Fractured Times ~ Eric Hobsbawm

► door: A.IJ. van den Berg

Enkele jaren terug was er even sprake van dat boeklog tot een boekuitgave leiden zou. Maar dat idee heeft zelfs nooit als uitgewerkt plan bestaan, omdat de man die mij met dit voorstel overviel er vervolgens nogal een tijd over zweeg, doordat hij andere problemen aan zijn hoofd had.

Alleen moest ik door het tijdelijke enthousiasme van een ander dit leesdagboek dus ooit eens met nieuwe ogen bekijken. Om, toen de eerste ijdelheid was uitgedoofd, toch ook al snel tegenwerpingen te vinden op het boekenidee. Had ik bijvoorbeeld niet vanaf dag éen gesteld dat alle tekstjes hier samen de waarde van de site bepalen? Enkele van de best gelukte boeklogjes er tussenuit plukken, die dan herschrijven en van een inleiding voorzien, om ze daarna te isoleren in een boek, zou daarmee altijd verlies aan context opleveren.

Ging bovendien meewegen dat geen enkele bundel met zakelijke teksten tegenwoordig nog lezers trekt, laat staan zo veel lezers als heel wat pagina’s op boeklog hebben gehad.

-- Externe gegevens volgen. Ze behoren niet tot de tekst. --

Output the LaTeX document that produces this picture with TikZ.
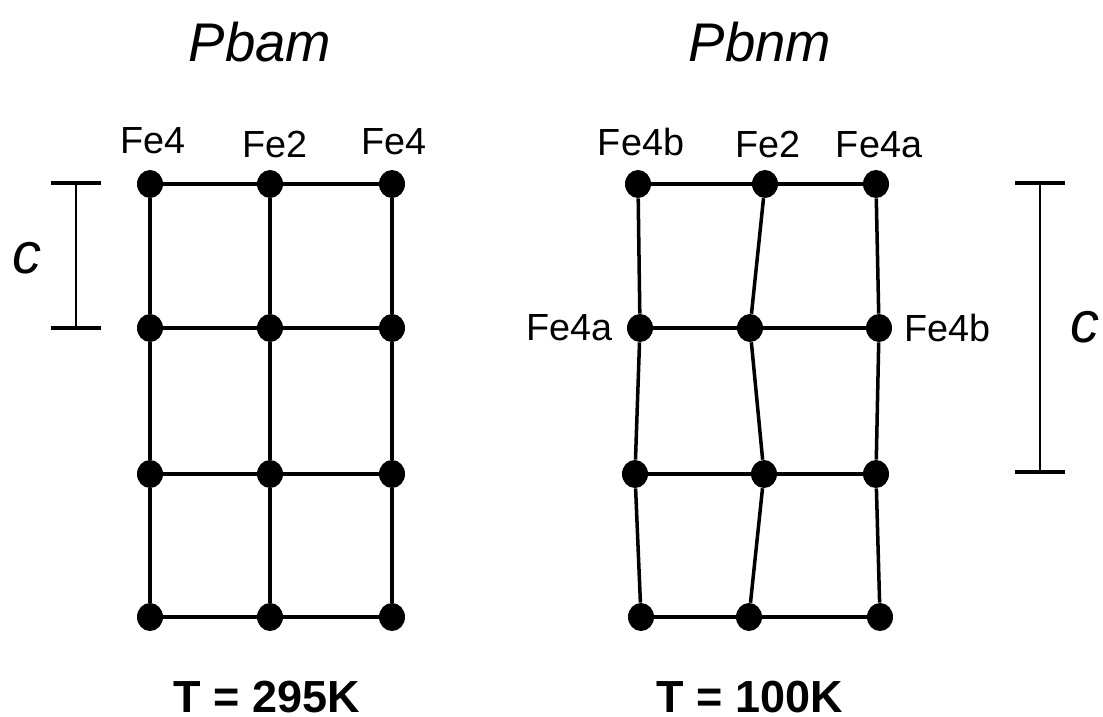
\documentclass[tikz,border=0pt]{standalone}
\usepackage{fontspec}
\setmainfont{Liberation Sans}
\usetikzlibrary{shapes.geometric,positioning,calc}

\tikzset{
  site/.style={ellipse, fill=black, inner sep=0pt, minimum width=0.52cm, minimum height=0.56cm},
  bond/.style={line width=2pt},
  atom/.style={font=\fontsize{21.5}{24}\selectfont, inner sep=0pt},
  group/.style={font=\fontsize{31}{34}\selectfont\itshape},
  temp/.style={font=\fontsize{25.6}{30}\selectfont\bfseries, inner sep=0pt},
  axis/.style={font=\fontsize{33}{36}\selectfont\itshape},
  barline/.style={line width=1.4pt},
  tick/.style={line width=2.3pt}
}

\begin{document}
\begin{tikzpicture}[x=0.02cm, y=-0.02cm]
    \useasboundingbox (0,0) rectangle (1103,717);

    % Pbam, 295 K: straight columns
    \node[group] (pbam) at (260,42) {Pbam};
    \foreach \r/\y in {1/184,2/328,3/474,4/617}
      \foreach \c/\x in {1/150,2/270,3/392}
        \node[site] (L\c\r) at (\x,\y) {};
    \foreach \r in {1,...,4}
      \draw[bond] (L1\r) -- (L2\r) -- (L3\r);
    \foreach \c in {1,2,3}
      \draw[bond] (L\c1) -- (L\c2) -- (L\c3) -- (L\c4);

    \node[atom, anchor=base] (fe4l) at (153,153) {Fe4};
    \node[atom, anchor=base] (fe2l) at (275,157) {Fe2};
    \node[atom, anchor=base] (fe4r) at (394,154) {Fe4};
    \node[temp, anchor=base] (t295) at (267,712) {T = 295K};

    % c bar of the small cell
    \coordinate (ctopL) at (76,183);
    \coordinate (cbotL) at (76,328);
    \draw[barline] (ctopL) -- (cbotL);
    \draw[tick] ($(ctopL)+(-25,0)$) -- ($(ctopL)+(25,0)$);
    \draw[tick] ($(cbotL)+(-25,0)$) -- ($(cbotL)+(25,0)$);
    \node[axis] (cL) at (27,258) {c};

    % Pbnm, 100 K: buckled columns
    \node[group] (pbnm) at (760,42) {Pbnm};
    \foreach \c/\x/\y in {1/638/184,2/765/184,3/876/184,
                          1/640/328,2/750/328,3/879/328}
      \node[site] (R\c\y) at (\x,\y) {};
    \foreach \c/\x/\y in {1/635/474,2/764/474,3/876/474,
                          1/641/617,2/749/617,3/880/617}
      \node[site] (R\c\y) at (\x,\y) {};
    \foreach \y in {184,328,474,617}
      \draw[bond] (R1\y) -- (R2\y) -- (R3\y);
    \foreach \c in {1,2,3}
      \draw[bond] (R\c184) -- (R\c328) -- (R\c474) -- (R\c617);

    \node[atom, anchor=base] (fe4b) at (641,155) {Fe4b};
    \node[atom, anchor=base] (fe2m) at (768,157) {Fe2};
    \node[atom, anchor=base] (fe4a) at (879,157) {Fe4a};
    \node[atom, left=8pt of R1328] (fe4a2) {Fe4a};
    \node[atom, right=6.5pt of R3328] (fe4b2) {Fe4b};
    \node[temp, anchor=base] (t100) at (750,712) {T = 100K};

    % c bar of the doubled cell
    \coordinate (ctopR) at (1040,183);
    \coordinate (cbotR) at (1040,472);
    \draw[barline] (ctopR) -- (cbotR);
    \draw[tick] ($(ctopR)+(-25,0)$) -- ($(ctopR)+(25,0)$);
    \draw[tick] ($(cbotR)+(-25,0)$) -- ($(cbotR)+(25,0)$);
    \node[axis] (cR) at (1085,327) {c};
\end{tikzpicture}
\end{document}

Boeklog mag dan ondertussen weliswaar niet meer als dagelijks leesdagboek dienen, als publiek digitaal experiment is het interessant genoeg om nog een hele tijd voort te blijven zetten; mede omdat oude boeklogjes altijd weer een extra waarde kunnen geven aan de nieuwe. Waar een boek altijd een statische momentopname zou zijn gebleven.

Ook de bundel Fractured Times van Eric Hobsbawm liet me nogal eens nadenken over levende en dode cultuur. Dit kwam omdat de blik van een goede historicus, zoals Hobsbawm, zaken uit het heden nogal eens verduidelijken kan door de ontwikkelingen breder te bekijken dan vrijwel alle anderen dat altijd doen.

Zo is er helderder over bijvoorbeeld kunstsubsidies na te denken door mee te wegen wie er voorheen de cultuur bekostigden, wat daarin veranderde, en waarom dan wel. Zelfs al nam ook Hobsbawm niet direct mee dat de grootste mecenassen van de kunsten nog altijd de kunstenaars zelf zijn.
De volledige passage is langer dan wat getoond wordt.